## SUPPLIED RECORDS
[start]

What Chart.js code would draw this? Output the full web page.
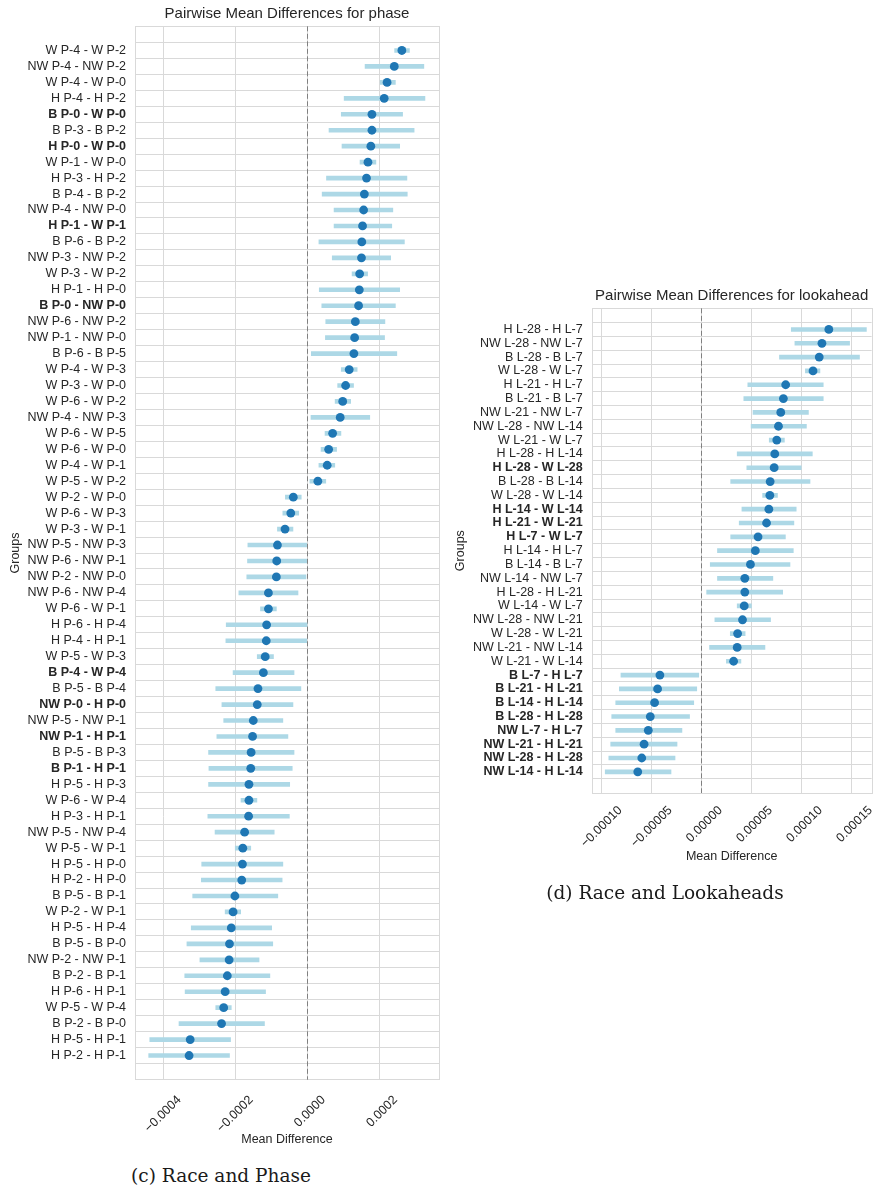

[end]
[start]

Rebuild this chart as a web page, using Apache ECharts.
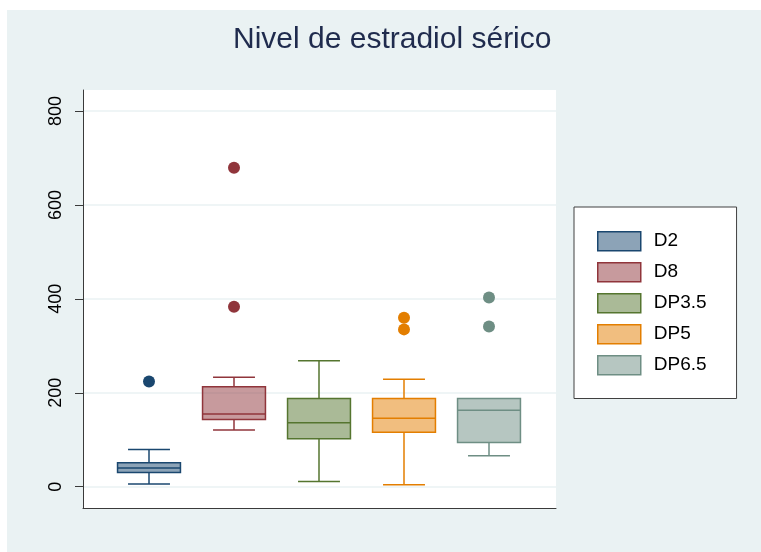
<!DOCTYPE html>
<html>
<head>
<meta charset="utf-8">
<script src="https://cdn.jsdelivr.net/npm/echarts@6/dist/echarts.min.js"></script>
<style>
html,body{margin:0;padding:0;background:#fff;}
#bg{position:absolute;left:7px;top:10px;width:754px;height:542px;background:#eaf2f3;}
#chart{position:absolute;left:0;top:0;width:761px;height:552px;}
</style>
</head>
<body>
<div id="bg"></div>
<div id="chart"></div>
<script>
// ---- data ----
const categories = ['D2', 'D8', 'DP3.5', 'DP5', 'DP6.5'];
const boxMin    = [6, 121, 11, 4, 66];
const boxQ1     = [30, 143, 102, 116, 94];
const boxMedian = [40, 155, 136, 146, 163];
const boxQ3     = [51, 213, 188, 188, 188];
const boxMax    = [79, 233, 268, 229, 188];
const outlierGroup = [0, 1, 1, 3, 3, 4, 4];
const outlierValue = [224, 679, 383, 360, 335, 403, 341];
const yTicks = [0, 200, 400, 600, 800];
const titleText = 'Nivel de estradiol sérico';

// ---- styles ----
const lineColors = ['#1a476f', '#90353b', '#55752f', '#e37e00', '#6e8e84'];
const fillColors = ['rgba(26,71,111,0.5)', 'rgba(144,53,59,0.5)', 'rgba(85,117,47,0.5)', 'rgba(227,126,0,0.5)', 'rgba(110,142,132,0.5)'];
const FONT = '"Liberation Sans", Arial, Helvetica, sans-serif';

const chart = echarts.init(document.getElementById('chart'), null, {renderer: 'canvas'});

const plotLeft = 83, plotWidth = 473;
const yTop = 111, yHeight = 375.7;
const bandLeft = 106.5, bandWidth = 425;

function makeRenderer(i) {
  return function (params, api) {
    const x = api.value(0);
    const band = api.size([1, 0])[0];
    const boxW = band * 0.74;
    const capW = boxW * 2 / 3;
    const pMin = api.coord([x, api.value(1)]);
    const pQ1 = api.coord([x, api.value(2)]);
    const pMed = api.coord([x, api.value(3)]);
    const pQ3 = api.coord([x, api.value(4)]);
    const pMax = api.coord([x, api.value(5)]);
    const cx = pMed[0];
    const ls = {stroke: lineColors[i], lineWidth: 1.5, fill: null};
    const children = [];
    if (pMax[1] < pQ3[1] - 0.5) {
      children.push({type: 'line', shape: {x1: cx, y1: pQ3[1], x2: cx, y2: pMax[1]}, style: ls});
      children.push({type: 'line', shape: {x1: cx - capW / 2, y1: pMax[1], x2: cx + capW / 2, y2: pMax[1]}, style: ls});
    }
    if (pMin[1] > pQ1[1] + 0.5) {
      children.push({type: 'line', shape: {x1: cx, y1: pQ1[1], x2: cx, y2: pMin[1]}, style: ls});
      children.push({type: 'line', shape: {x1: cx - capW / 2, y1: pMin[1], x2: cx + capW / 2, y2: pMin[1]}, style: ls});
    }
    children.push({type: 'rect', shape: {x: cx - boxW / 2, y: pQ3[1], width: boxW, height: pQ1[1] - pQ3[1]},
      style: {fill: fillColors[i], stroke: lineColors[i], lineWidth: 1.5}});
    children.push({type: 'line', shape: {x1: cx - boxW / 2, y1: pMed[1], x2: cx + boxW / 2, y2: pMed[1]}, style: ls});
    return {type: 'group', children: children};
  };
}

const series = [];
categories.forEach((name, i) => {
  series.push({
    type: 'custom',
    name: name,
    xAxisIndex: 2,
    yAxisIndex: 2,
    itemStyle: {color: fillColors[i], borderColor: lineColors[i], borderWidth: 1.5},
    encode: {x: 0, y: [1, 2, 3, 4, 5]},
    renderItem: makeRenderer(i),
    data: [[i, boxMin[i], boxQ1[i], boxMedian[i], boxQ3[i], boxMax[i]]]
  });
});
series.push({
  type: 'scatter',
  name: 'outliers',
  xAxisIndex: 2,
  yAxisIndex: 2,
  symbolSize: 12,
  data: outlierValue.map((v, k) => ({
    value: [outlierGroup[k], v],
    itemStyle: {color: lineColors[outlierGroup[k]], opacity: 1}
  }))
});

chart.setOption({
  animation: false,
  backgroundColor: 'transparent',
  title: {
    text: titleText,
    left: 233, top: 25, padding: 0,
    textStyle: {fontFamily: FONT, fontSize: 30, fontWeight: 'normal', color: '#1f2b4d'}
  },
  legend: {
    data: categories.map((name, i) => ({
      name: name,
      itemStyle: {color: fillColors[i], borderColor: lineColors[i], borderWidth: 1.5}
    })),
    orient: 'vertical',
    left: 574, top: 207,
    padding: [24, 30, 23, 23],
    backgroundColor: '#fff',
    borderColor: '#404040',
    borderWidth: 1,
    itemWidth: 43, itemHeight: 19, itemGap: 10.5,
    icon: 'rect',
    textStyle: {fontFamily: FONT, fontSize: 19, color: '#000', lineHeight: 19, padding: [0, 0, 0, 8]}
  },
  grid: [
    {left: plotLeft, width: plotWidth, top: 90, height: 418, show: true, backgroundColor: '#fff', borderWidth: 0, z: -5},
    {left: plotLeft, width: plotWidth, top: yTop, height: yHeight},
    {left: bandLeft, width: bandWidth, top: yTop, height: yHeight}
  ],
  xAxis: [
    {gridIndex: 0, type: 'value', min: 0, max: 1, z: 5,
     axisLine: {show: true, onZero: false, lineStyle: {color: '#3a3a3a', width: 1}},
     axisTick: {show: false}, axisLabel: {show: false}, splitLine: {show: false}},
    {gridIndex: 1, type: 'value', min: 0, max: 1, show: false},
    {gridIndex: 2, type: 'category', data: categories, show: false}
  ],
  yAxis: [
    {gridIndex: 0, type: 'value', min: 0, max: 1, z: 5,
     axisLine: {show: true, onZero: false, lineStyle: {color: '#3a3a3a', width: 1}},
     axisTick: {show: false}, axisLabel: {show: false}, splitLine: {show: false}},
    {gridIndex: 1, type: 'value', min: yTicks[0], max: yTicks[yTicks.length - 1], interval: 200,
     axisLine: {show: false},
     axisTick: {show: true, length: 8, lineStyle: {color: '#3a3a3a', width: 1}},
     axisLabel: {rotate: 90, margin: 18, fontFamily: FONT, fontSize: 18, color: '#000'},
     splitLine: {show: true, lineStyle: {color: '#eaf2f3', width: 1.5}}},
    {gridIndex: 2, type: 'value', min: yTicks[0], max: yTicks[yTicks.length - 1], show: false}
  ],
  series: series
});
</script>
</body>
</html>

[end]
[start]

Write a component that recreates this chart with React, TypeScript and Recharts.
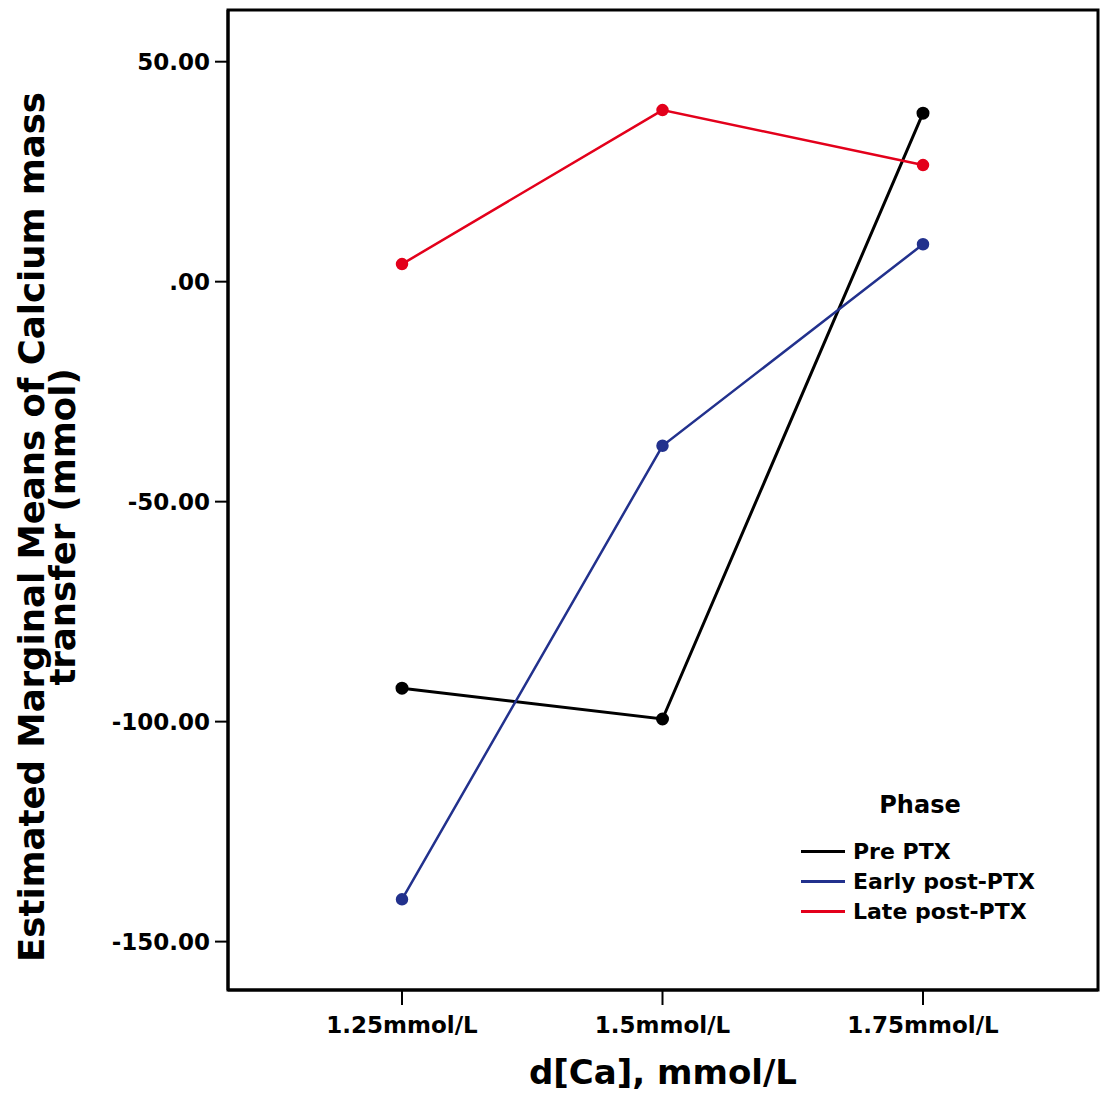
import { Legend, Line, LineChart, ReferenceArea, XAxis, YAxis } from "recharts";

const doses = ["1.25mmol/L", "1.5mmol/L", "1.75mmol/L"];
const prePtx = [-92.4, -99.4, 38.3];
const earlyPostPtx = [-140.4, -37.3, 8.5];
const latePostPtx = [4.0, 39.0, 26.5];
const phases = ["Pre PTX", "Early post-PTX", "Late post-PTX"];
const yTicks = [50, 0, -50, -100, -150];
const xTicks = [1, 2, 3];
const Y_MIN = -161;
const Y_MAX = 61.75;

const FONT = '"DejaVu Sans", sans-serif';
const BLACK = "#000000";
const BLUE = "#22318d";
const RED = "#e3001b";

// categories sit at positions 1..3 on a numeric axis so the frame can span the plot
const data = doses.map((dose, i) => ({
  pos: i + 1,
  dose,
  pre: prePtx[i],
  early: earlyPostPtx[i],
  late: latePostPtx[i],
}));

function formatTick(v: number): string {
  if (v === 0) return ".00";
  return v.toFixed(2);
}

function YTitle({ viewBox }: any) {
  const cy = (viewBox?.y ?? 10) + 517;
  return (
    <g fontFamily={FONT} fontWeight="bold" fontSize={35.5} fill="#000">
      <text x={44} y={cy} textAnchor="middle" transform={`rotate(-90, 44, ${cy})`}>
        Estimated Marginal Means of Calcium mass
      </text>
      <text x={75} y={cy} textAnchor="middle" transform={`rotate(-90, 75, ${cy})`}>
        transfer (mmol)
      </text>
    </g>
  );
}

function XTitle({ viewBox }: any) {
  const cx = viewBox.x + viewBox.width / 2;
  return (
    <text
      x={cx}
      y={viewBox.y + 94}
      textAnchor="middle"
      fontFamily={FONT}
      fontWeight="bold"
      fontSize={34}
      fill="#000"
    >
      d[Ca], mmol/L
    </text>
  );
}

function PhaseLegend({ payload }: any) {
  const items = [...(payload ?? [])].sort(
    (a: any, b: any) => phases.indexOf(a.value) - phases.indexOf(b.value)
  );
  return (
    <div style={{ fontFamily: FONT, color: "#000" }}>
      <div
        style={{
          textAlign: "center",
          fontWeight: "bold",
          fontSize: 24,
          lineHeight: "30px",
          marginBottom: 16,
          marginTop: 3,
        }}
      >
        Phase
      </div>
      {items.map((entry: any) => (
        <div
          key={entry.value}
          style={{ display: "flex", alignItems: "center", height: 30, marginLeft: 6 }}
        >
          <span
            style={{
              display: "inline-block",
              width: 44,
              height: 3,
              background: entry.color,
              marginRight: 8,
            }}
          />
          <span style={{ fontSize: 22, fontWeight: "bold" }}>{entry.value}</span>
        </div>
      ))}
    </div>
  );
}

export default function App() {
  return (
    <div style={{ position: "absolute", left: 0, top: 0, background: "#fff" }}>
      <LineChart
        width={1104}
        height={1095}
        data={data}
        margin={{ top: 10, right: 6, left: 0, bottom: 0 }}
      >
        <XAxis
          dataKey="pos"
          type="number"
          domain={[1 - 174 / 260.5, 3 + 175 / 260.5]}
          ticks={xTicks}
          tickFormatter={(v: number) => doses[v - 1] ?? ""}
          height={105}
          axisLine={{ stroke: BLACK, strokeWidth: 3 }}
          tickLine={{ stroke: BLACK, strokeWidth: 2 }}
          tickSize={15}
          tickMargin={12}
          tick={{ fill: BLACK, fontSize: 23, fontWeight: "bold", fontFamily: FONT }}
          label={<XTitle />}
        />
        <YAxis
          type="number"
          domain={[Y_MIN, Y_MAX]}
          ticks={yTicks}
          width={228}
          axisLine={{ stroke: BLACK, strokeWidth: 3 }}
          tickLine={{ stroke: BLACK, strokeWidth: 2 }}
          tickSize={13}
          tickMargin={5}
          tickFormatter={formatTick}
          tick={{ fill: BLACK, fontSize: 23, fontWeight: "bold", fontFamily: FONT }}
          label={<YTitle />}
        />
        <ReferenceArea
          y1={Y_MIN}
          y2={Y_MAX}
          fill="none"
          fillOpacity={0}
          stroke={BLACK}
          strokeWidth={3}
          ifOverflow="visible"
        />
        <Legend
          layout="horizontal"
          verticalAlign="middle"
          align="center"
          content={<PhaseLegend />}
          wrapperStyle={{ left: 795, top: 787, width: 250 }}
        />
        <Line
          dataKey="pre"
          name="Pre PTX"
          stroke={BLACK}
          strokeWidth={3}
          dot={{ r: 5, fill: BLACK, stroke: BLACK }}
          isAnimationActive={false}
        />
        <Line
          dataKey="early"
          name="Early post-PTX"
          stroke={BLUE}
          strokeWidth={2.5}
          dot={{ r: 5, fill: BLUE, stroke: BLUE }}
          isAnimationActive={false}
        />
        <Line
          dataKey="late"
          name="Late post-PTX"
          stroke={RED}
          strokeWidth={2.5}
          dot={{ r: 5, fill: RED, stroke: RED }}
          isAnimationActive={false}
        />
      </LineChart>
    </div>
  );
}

[end]

## GIVEN TASK
Only a number is wanted: how many lines contain the word "page"?

## FINISHED TASK
2